Retype each line exactly. Skip images.

§

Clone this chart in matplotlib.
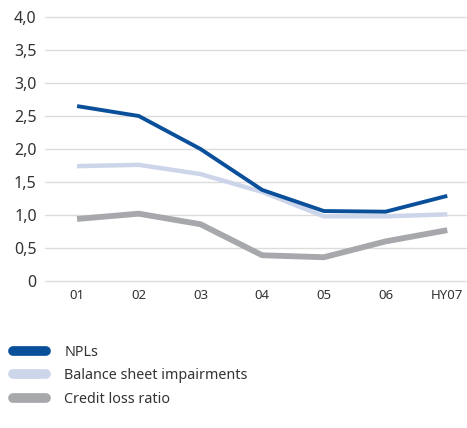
import matplotlib.pyplot as plt
from matplotlib.ticker import FuncFormatter

plt.rcParams['font.family'] = ['Noto Sans', 'DejaVu Sans']

years = ['01', '02', '03', '04', '05', '06', 'HY07']
npls = [2.65, 2.50, 2.00, 1.38, 1.06, 1.05, 1.29]
impairments = [1.74, 1.76, 1.62, 1.35, 0.98, 0.98, 1.01]
credit_loss = [0.94, 1.02, 0.86, 0.39, 0.36, 0.60, 0.77]

c_npl = '#0a4f9a'
c_imp = '#cdd5ea'
c_cl = '#a7a8ab'

fig = plt.figure(figsize=(4.67, 4.28), dpi=100)
ax = fig.add_axes([45 / 467, 1 - 281 / 428, 422 / 467, 264 / 428])

x = range(len(years))
ax.plot(x, credit_loss, color=c_cl, lw=4.2, solid_capstyle='butt', label='Credit loss ratio', zorder=3)
ax.plot(x, impairments, color=c_imp, lw=3.2, solid_capstyle='butt', label='Balance sheet impairments', zorder=4)
ax.plot(x, npls, color=c_npl, lw=2.8, solid_capstyle='butt', label='NPLs', zorder=5)

ax.set_xlim(-0.52, 6.32)
ax.set_ylim(0, 4.0)
ax.set_yticks([0, 0.5, 1.0, 1.5, 2.0, 2.5, 3.0, 3.5, 4.0])
ax.yaxis.set_major_formatter(FuncFormatter(lambda v, p: '0' if v == 0 else f'{v:.1f}'.replace('.', ',')))
ax.set_xticks(list(x))
ax.set_xticklabels(years)
ax.grid(axis='y', color='#dcdcdc', lw=1)
for gl in ax.get_ygridlines():
    gl.set_clip_on(False)
ax.set_axisbelow(True)
for s in ax.spines.values():
    s.set_visible(False)
ax.tick_params(axis='y', length=0, pad=6, labelsize=11.5, labelcolor='#333333')
ax.tick_params(axis='x', length=0, pad=6, labelsize=9.5, labelcolor='#333333')

h, l = ax.get_legend_handles_labels()
leg = fig.legend(h[::-1], l[::-1], loc='upper left', bbox_to_anchor=(0.0, 1 - 332 / 428),
                 frameon=False, fontsize=10.3, handlelength=2.3, handletextpad=1.3,
                 labelspacing=0.6, labelcolor='#333333')
for line in leg.get_lines():
    line.set_linewidth(7)
    line.set_solid_capstyle('round')

fig.savefig('out.png', dpi=100)
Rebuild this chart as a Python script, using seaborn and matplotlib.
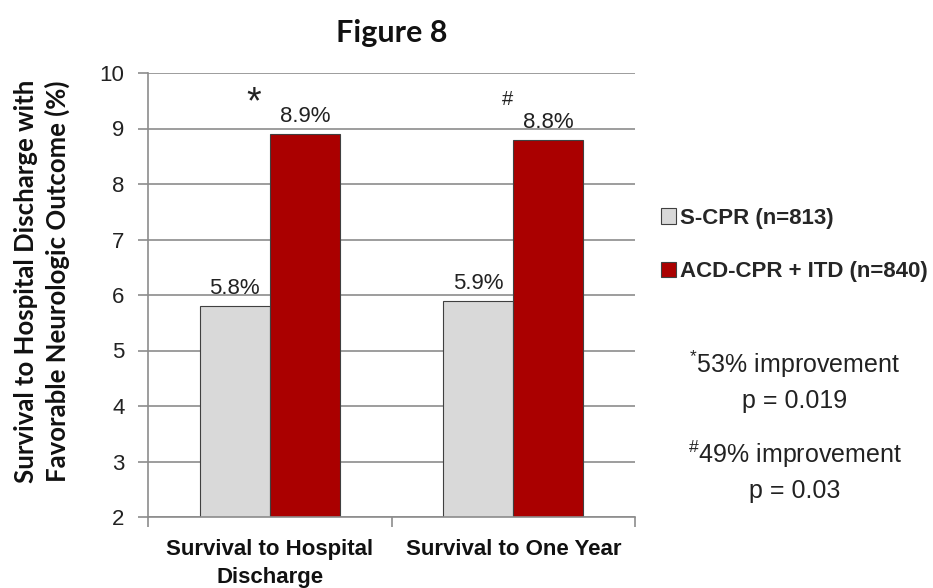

§

-- SOLVED EXERCISE --
Clone this chart in matplotlib.
import matplotlib.pyplot as plt
from matplotlib.ticker import FuncFormatter

plt.rcParams['font.family'] = ['Noto Sans', 'DejaVu Sans']

years = ['01', '02', '03', '04', '05', '06', 'HY07']
npls = [2.65, 2.50, 2.00, 1.38, 1.06, 1.05, 1.29]
impairments = [1.74, 1.76, 1.62, 1.35, 0.98, 0.98, 1.01]
credit_loss = [0.94, 1.02, 0.86, 0.39, 0.36, 0.60, 0.77]

c_npl = '#0a4f9a'
c_imp = '#cdd5ea'
c_cl = '#a7a8ab'

fig = plt.figure(figsize=(4.67, 4.28), dpi=100)
ax = fig.add_axes([45 / 467, 1 - 281 / 428, 422 / 467, 264 / 428])

x = range(len(years))
ax.plot(x, credit_loss, color=c_cl, lw=4.2, solid_capstyle='butt', label='Credit loss ratio', zorder=3)
ax.plot(x, impairments, color=c_imp, lw=3.2, solid_capstyle='butt', label='Balance sheet impairments', zorder=4)
ax.plot(x, npls, color=c_npl, lw=2.8, solid_capstyle='butt', label='NPLs', zorder=5)

ax.set_xlim(-0.52, 6.32)
ax.set_ylim(0, 4.0)
ax.set_yticks([0, 0.5, 1.0, 1.5, 2.0, 2.5, 3.0, 3.5, 4.0])
ax.yaxis.set_major_formatter(FuncFormatter(lambda v, p: '0' if v == 0 else f'{v:.1f}'.replace('.', ',')))
ax.set_xticks(list(x))
ax.set_xticklabels(years)
ax.grid(axis='y', color='#dcdcdc', lw=1)
for gl in ax.get_ygridlines():
    gl.set_clip_on(False)
ax.set_axisbelow(True)
for s in ax.spines.values():
    s.set_visible(False)
ax.tick_params(axis='y', length=0, pad=6, labelsize=11.5, labelcolor='#333333')
ax.tick_params(axis='x', length=0, pad=6, labelsize=9.5, labelcolor='#333333')

h, l = ax.get_legend_handles_labels()
leg = fig.legend(h[::-1], l[::-1], loc='upper left', bbox_to_anchor=(0.0, 1 - 332 / 428),
                 frameon=False, fontsize=10.3, handlelength=2.3, handletextpad=1.3,
                 labelspacing=0.6, labelcolor='#333333')
for line in leg.get_lines():
    line.set_linewidth(7)
    line.set_solid_capstyle('round')

fig.savefig('out.png', dpi=100)
Rebuild this chart as a Python script, using seaborn and matplotlib.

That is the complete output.